Modifying Class Object

Steve Howell showell30 at yahoo.com
Sun Feb 14 09:15:02 CET 2010


On Feb 10, 6:16 am, Steven D'Aprano <st... at REMOVE-THIS-
cybersource.com.au> wrote:
>
> Alf, although your English in this forum has been excellent so far, I
> understand you are Norwegian, so it is possible that you aren't a native
> English speaker and possibly unaware that quotation marks are sometimes
> ambiguous in English.
>
> While it is true that quoted text is officially meant to indicate a
> direct quote, it is also commonly used in informal text to indicate a
> paraphrase. (There are other uses as well, but they don't concern us now.)
>
> Unfortunately, this means that in informal discussions like this it is
> sometimes difficult to distinguish a direct quote from a paraphrase,
> except by context.
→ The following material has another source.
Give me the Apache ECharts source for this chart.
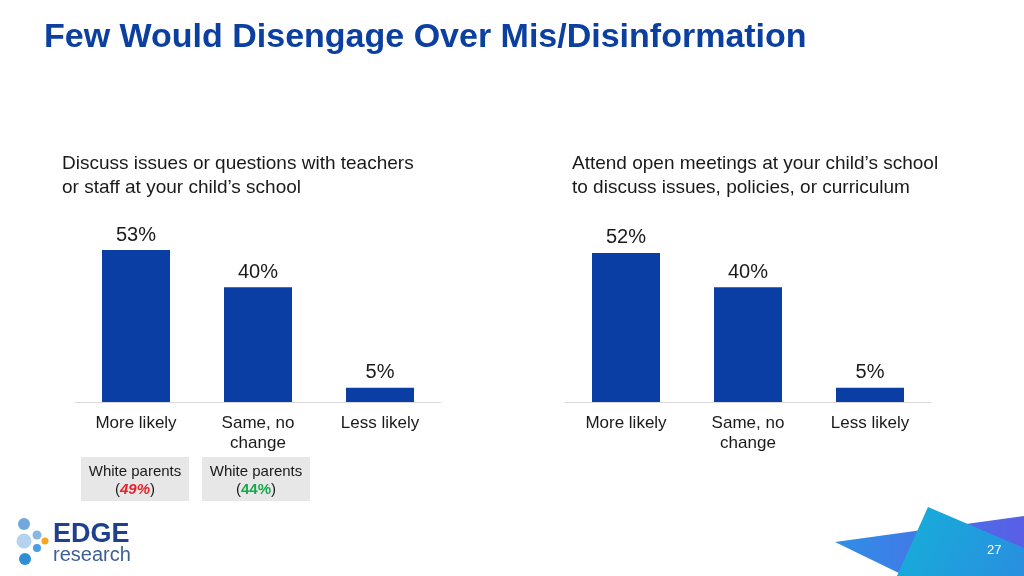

In context, as a native speaker, I can assure you that
> Stephen Hansen's use of quotation marks is a paraphrase and not meant to
> be read as a direct quote.

As another native speaker of English, I can assure Alf that using
quotation marks in a paraphrase in written English is actually
strictly admonished against in some English speaking countries.  At
least according to my English teachers.  To the extent that many
people on the Internet don't speak English natively, I think the most
conservative and reasonable convention applies--use quotes to quote
directly; if you're not quoting directly, omit quotes and make clear
the fact that you are paraphrasing.

Which isn't to say we don't all make mistakes.

I have no idea about what Stephen Hanson said.  Most misattributions
are actually paraphrases, whether they be in quotes or not.